A remarkable book: Once Upon a River

Bonnie Jo Campbell photo by Bradley S. Pines

Bonnie Jo Campbell has written a wonderful novel about a remarkable character, with a strong sense of time, place and people.  Margo Crane is the only child of an unhappy couple in a rural Michigan community.  Her mother abandons them, leaving Margo to the loving, but not necessarily skillful, care of her father.  Once Upon a River tells Margo’s story from age 16 to age 19, as she becomes a woman intent, despite much struggle, to live the life she chooses.

A thoughtful girl who’s not much good in school, Margo is at home in the backwoods, a crack shot, good at hunting, fishing and foraging.  Her hero is Annie Oakley.
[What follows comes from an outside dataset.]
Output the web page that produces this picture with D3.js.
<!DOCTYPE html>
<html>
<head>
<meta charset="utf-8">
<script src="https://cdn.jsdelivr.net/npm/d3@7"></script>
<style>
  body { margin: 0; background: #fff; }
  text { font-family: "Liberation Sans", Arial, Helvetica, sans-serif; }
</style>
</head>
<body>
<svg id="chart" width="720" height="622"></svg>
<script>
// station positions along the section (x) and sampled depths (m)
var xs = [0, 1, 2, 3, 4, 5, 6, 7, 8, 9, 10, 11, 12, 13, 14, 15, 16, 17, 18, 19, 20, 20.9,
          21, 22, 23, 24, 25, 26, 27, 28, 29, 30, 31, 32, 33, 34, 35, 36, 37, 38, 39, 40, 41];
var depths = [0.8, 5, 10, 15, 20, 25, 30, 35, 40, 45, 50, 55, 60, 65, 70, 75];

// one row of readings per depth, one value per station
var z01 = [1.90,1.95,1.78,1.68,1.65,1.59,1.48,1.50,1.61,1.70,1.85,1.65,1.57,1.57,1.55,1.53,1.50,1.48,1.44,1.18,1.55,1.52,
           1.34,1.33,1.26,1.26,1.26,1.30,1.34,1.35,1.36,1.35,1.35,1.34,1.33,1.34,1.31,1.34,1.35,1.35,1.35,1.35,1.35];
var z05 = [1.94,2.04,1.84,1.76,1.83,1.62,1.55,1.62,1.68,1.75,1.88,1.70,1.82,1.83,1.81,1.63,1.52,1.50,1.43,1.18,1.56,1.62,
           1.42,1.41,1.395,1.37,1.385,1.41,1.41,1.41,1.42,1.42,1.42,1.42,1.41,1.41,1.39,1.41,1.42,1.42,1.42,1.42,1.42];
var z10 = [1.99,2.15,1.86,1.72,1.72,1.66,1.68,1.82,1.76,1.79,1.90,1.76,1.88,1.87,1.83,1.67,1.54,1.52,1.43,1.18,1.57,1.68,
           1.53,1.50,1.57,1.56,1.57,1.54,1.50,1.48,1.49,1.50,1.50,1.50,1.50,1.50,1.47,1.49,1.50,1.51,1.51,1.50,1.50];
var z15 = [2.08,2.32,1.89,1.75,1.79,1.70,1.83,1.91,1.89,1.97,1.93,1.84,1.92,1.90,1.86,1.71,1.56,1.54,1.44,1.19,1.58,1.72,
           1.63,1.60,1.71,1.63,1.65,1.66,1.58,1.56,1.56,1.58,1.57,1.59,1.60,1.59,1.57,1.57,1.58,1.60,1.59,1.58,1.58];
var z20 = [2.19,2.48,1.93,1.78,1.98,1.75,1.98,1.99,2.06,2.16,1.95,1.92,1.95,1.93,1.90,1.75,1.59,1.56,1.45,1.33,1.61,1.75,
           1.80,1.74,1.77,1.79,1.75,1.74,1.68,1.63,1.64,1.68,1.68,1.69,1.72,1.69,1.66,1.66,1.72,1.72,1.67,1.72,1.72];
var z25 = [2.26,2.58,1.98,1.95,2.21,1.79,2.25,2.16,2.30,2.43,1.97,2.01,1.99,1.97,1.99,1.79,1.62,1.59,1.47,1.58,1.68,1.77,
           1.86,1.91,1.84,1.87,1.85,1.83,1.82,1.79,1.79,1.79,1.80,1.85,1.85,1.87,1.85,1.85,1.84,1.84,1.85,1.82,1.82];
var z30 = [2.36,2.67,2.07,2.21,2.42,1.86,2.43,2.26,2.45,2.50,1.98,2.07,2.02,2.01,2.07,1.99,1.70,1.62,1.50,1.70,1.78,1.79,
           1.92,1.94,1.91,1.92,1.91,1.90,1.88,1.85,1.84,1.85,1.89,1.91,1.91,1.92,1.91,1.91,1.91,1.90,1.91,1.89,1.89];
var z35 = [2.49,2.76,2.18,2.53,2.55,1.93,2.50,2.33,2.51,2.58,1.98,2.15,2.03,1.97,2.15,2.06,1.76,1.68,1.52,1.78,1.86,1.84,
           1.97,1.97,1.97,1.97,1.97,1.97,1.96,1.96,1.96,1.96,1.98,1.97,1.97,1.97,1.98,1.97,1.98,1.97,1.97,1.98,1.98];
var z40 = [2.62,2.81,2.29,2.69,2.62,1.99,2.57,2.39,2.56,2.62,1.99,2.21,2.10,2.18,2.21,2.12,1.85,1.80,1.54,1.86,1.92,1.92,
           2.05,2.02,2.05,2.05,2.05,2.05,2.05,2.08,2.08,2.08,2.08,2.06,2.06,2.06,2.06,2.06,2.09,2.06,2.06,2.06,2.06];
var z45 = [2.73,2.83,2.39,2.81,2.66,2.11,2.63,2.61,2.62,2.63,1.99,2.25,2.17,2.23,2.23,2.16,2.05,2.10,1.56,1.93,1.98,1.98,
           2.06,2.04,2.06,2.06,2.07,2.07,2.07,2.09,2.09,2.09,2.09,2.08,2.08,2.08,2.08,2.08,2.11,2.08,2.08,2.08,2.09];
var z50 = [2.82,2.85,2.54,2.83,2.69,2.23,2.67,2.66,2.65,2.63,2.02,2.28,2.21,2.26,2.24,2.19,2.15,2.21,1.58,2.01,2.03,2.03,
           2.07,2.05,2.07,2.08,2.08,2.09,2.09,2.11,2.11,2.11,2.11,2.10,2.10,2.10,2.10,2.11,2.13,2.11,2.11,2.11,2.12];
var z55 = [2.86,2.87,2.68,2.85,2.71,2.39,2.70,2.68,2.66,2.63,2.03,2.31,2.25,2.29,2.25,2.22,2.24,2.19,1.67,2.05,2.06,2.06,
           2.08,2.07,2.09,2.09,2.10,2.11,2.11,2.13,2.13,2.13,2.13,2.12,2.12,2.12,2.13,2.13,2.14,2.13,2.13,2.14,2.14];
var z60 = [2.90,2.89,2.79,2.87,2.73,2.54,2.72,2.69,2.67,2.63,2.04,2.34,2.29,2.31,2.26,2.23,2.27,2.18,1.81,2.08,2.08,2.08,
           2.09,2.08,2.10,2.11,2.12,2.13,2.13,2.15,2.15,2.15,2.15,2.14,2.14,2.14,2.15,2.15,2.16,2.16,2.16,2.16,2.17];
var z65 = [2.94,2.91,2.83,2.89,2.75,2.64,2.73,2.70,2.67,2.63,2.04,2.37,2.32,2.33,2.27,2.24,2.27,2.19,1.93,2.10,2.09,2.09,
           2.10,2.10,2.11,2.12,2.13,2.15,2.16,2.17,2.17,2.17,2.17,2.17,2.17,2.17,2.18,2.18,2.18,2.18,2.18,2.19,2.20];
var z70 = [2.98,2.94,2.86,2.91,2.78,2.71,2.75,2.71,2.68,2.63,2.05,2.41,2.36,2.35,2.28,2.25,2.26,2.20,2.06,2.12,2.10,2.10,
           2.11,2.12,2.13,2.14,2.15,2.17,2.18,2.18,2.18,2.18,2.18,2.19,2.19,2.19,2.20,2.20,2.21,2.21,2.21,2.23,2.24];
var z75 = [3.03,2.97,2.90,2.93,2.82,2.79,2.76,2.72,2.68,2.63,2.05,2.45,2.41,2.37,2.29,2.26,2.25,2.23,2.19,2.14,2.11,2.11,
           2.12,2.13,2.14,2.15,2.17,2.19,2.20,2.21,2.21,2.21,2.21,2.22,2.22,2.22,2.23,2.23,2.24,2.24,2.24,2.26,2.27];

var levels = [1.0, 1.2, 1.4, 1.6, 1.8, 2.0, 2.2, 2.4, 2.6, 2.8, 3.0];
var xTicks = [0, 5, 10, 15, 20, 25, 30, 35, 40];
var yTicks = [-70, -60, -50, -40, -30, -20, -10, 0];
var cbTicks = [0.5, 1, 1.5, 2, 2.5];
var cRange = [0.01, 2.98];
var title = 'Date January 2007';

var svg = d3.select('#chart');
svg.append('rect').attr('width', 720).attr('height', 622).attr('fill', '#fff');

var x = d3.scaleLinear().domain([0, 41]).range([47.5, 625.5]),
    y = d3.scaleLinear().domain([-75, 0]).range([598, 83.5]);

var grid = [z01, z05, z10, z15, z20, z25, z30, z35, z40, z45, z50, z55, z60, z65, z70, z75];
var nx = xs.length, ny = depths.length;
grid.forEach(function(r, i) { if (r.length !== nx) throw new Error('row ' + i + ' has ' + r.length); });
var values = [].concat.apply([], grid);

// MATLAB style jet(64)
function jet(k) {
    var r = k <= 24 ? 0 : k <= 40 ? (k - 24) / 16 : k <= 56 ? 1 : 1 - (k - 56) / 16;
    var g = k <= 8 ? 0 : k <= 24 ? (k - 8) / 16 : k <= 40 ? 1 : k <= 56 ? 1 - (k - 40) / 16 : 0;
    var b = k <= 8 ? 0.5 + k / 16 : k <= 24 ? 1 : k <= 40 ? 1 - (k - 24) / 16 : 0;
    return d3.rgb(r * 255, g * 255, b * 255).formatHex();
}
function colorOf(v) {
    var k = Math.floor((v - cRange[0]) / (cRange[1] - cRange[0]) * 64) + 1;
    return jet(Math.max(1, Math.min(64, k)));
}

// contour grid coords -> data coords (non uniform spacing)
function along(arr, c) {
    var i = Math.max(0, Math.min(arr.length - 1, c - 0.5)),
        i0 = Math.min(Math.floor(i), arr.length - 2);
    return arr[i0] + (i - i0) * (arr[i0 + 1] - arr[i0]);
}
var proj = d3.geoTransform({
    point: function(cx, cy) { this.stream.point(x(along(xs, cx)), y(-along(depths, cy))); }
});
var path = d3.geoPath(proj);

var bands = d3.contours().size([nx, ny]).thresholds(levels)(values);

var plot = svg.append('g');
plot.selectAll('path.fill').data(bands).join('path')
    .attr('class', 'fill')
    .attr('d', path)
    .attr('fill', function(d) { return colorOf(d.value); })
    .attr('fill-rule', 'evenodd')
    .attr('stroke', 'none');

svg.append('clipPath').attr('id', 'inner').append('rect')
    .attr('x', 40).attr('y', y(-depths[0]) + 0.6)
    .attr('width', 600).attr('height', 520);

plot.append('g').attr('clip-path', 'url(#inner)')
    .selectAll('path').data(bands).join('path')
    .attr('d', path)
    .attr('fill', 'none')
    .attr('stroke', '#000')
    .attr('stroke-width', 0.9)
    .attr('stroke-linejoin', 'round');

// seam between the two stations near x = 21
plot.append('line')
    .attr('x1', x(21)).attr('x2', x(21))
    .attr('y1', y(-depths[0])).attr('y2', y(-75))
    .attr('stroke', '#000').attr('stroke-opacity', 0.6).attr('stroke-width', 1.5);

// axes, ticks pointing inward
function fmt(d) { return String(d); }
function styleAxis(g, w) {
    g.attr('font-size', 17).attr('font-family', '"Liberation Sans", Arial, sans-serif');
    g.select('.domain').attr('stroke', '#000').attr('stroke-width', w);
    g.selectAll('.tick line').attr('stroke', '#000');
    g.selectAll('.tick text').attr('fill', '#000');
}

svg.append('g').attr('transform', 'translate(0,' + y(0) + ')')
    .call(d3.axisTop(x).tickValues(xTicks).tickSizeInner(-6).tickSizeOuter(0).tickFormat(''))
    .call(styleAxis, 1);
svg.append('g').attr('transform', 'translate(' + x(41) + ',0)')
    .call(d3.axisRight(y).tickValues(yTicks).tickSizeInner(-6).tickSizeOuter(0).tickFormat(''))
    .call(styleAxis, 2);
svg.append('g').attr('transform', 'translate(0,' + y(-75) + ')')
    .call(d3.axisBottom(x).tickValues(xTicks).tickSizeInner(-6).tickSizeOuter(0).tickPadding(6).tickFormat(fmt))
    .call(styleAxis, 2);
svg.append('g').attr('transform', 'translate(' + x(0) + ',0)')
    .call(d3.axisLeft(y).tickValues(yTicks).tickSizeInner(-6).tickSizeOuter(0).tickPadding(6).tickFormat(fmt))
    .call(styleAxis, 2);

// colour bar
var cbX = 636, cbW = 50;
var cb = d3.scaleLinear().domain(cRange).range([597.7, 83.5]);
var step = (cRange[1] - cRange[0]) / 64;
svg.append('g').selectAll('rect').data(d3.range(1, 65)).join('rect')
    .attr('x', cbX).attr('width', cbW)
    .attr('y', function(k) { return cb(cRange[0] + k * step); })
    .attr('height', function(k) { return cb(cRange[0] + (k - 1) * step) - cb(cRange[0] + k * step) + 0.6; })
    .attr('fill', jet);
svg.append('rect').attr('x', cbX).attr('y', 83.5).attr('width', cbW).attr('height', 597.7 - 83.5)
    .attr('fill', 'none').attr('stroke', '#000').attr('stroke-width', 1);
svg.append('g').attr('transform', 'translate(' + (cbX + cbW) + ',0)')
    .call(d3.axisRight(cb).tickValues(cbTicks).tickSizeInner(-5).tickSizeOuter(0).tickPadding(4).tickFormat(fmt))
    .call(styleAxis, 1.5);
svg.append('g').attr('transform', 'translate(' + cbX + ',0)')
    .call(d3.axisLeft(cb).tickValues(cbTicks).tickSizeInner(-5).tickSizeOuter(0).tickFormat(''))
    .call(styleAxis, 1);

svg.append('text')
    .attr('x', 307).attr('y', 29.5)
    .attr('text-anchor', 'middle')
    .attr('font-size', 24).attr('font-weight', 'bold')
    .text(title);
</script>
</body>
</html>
She values relationships and has a strong sense of right and wrong.   Her blooming sexuality is both a blessing and a curse; it leads her into troublesome relationships with flawed men, but she always seems to learn something useful about herself from the experience.

Margo’s adventures on the river begin with her father’s death – a death she caused, in large part, but in a way she could not have foreseen.   She takes a boat and heads out, determined to find her mother.   She pauses along the way, sometimes for weeks or months at a time, as she puts down roots, only to be uprooted and move along again.  By the end of the novel, Margo has a home of her own and is soon to give birth.

I was struck, when reading Once Upon a River, by the strong sense of individualism Margo displays.  She manages on her own, but is not above looking for favors from others.  Three times in the book she chooses to establish a sexual relationship with men for the security of a place to live and food to eat.  And yet, she has genuine fondness and even love for these men, who all ultimately disappoint her.

These experiences echo her mother’s path.  Luanne has exchanged her beauty – which, at age 50, she has to work hard to keep – and her family for the security of her current marriage, with its modern conveniences, lake home, and fluffy towels.  Her husband does not even know she has a child.   The haven Margo seeks won’t be found with Luanne.

Margo’s final relationship with a man has a similar “let’s make a deal” basis.  She needs a place to live, somewhere to take an occasional shower.  Smoke – elderly, wheel-chair bound, with lungs rotting away – needs someone to keep him out of a nursing home.  But there is soon a very real love between these two and Smoke’s death was the single most affecting passage in Once Upon the River.

Once Upon a River was named one of Entertainment Weekly‘s Ten Best Novels of 2011, and it is now out in paperback, so get thee to your local independent bookstore for an excellent read.  You’ll be lost in another world.